Separate out the lines that hold "React".
---------- Supplied material
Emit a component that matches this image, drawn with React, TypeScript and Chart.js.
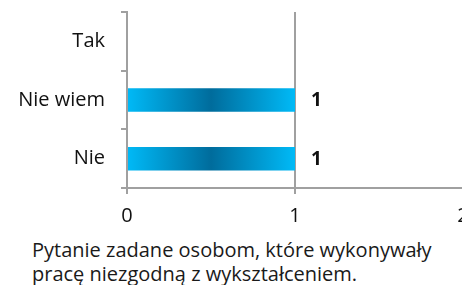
import React, { useEffect, useRef } from "react";
import { Chart, registerables } from "chart.js";

Chart.register(...registerables);

const categories = ["Tak", "Nie wiem", "Nie"];
const values = [0, 1, 1];
const xTicks = [0, 1, 2];
const caption = ["Pytanie zadane osobom, które wykonywały", "pracę niezgodną z wykształceniem."];

const FONT = "'Open Sans', sans-serif";

const labelPlugin = {
  id: "valueLabels",
  afterDatasetsDraw(chart: any) {
    const ctx = chart.ctx;
    const meta = chart.getDatasetMeta(0);
    ctx.save();
    ctx.font = `bold 19px ${FONT}`;
    ctx.fillStyle = "#111";
    ctx.textAlign = "left";
    ctx.textBaseline = "middle";
    meta.data.forEach((bar: any, i: number) => {
      const v = values[i];
      if (!v) return;
      ctx.fillText(String(v), bar.x + 16, bar.y + 1);
    });
    ctx.restore();
  },
};

export default function App() {
  const ref = useRef<HTMLCanvasElement>(null);
  useEffect(() => {
    if (!ref.current) return;
    const chart = new Chart(ref.current, {
      type: "bar",
      data: {
        labels: categories,
        datasets: [
          {
            data: values,
            barPercentage: 0.4,
            categoryPercentage: 1,
            borderWidth: 0,
            backgroundColor: (c: any) => {
              const ch = c.chart;
              if (!ch.chartArea) return "#0090c8";
              const xs = ch.scales.x;
              const x0 = xs.getPixelForValue(0);
              const x1 = xs.getPixelForValue(c.raw || 1);
              const g = ch.ctx.createLinearGradient(x0, 0, x1, 0);
              g.addColorStop(0, "#00baf7");
              g.addColorStop(0.5, "#006c9c");
              g.addColorStop(1, "#00baf7");
              return g;
            },
          },
        ],
      },
      options: {
        indexAxis: "y",
        animation: false,
        responsive: false,
        maintainAspectRatio: false,
        layout: { padding: { top: 12, right: 37, left: 0, bottom: 0 } },
        plugins: { legend: { display: false }, tooltip: { enabled: false } },
        scales: {
          x: {
            min: 0,
            max: 2,
            afterBuildTicks: (s: any) => {
              s.ticks = xTicks.map((v) => ({ value: v }));
            },
            afterFit: (s: any) => {
              s.height = 42;
            },
            grid: { color: "#a0a0a0", lineWidth: 2, tickLength: 6, drawTicks: true },
            border: { color: "#a0a0a0", width: 2 },
            ticks: { color: "#111", font: { family: FONT, size: 20 }, padding: 10 },
          },
          y: {
            offset: true,
            afterFit: (s: any) => {
              s.width = 127;
              s.paddingTop = 0;
              s.paddingBottom = 0;
            },
            grid: { color: "#a0a0a0", lineWidth: 2, tickLength: 6, drawOnChartArea: false, offset: true },
            border: { color: "#a0a0a0", width: 2 },
            ticks: { color: "#111", font: { family: FONT, size: 20 }, padding: 16 },
          },
        },
      },
      plugins: [labelPlugin],
    } as any);
    return () => chart.destroy();
  }, []);
  return (
    <div style={{ position: "absolute", left: 0, top: 0, width: 462, height: 285, overflow: "hidden", background: "#fff" }}>
      <canvas ref={ref} width={500} height={230} style={{ position: "absolute", left: 0, top: 0, width: 500, height: 230 }} />
      <div
        style={{
          position: "absolute",
          left: 32,
          top: 238,
          fontFamily: FONT,
          fontSize: 20,
          lineHeight: "24px",
          color: "#1a1a1a",
          whiteSpace: "nowrap",
        }}
      >
        {caption.map((l, i) => (
          <div key={i}>{l}</div>
        ))}
      </div>
    </div>
  );
}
--------------------
▶ **Result for this exercise**
Emit a component that matches this image, drawn with React, TypeScript and Chart.js.
import React, { useEffect, useRef } from "react";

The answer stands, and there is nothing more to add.